If my posts are becoming redundant with this sentiment, it’s because this period is so intensely about learning to appreciate life again, that is, to feel happiness and joy in the simplest of pleasures, and not just when things are going well. It’s when life isn’t going well that it’s the most challenging to keep that sense of gratitude and inner peace. That is the core of what I’m after, and what I’m trying to practice here, every day.

Oak Hill flats6

It’s funny how life sometimes throws things in your path that are just what you need in the moment. In my monthly book group here, someone recently suggested we read a novel called the Wind-Up Bird Chronicle by Haruki Murakami.

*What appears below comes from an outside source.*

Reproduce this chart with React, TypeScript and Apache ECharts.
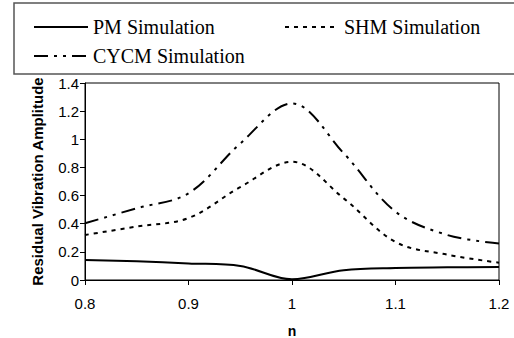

At first it felt a little daunting (it’s 607 pages of small print), but after a while, I couldn’t put it down. Besides being a great mystery and window into Japanese culture and history, the story felt almost like a philosophical manifesto on “flow”: when life is in flow, when it is out of flow, and when there is no flow at all, like at the bottom of a dry well.

Spring creek

For most of the story, the main character is dealing with several losses, in a state of confusion and passive. He lets things happen to him, instead of making them happen.

But he’s actually not entirely passive. Rather, he is consciously going with the flow… allowing people to come in and out of his life, listening and observing everything closely, not resisting his emotions but allowing them to be, while all the while acknowledging that his emotions aren’t him. He also spends time confronting his greatest fears (and regulating his breathing) in a solitary place, where he sometimes cannot distinguish between his imagination and reality. But by doing these things, he finds his way back to his true self, and regains the necessary strength and self-determination to take action.

Needless to say, I related to it very much.

Oak Hill flats4 Oak Hill flats5

I have written before about how loss shakes our foundation and changes us. It’s not just the loss itself, it’s how we deal with it years later, how we process and are reborn from the devastation. After loss, there is no going back, not to the person we lost, not to the life we used to lead or the person we used to be. And so we struggle to find ourselves again, and regain our footing in the new world, our new future.

This is how I feel about this period in upstate New York. Here, among the mountains, changing seasons, animals, insects, plants and endless creeks, lakes and rivers, I am both regaining my emotional, spiritual and physical foundation, and learning to go with the flow, not in some esoteric way, but literally shifting my approach to life.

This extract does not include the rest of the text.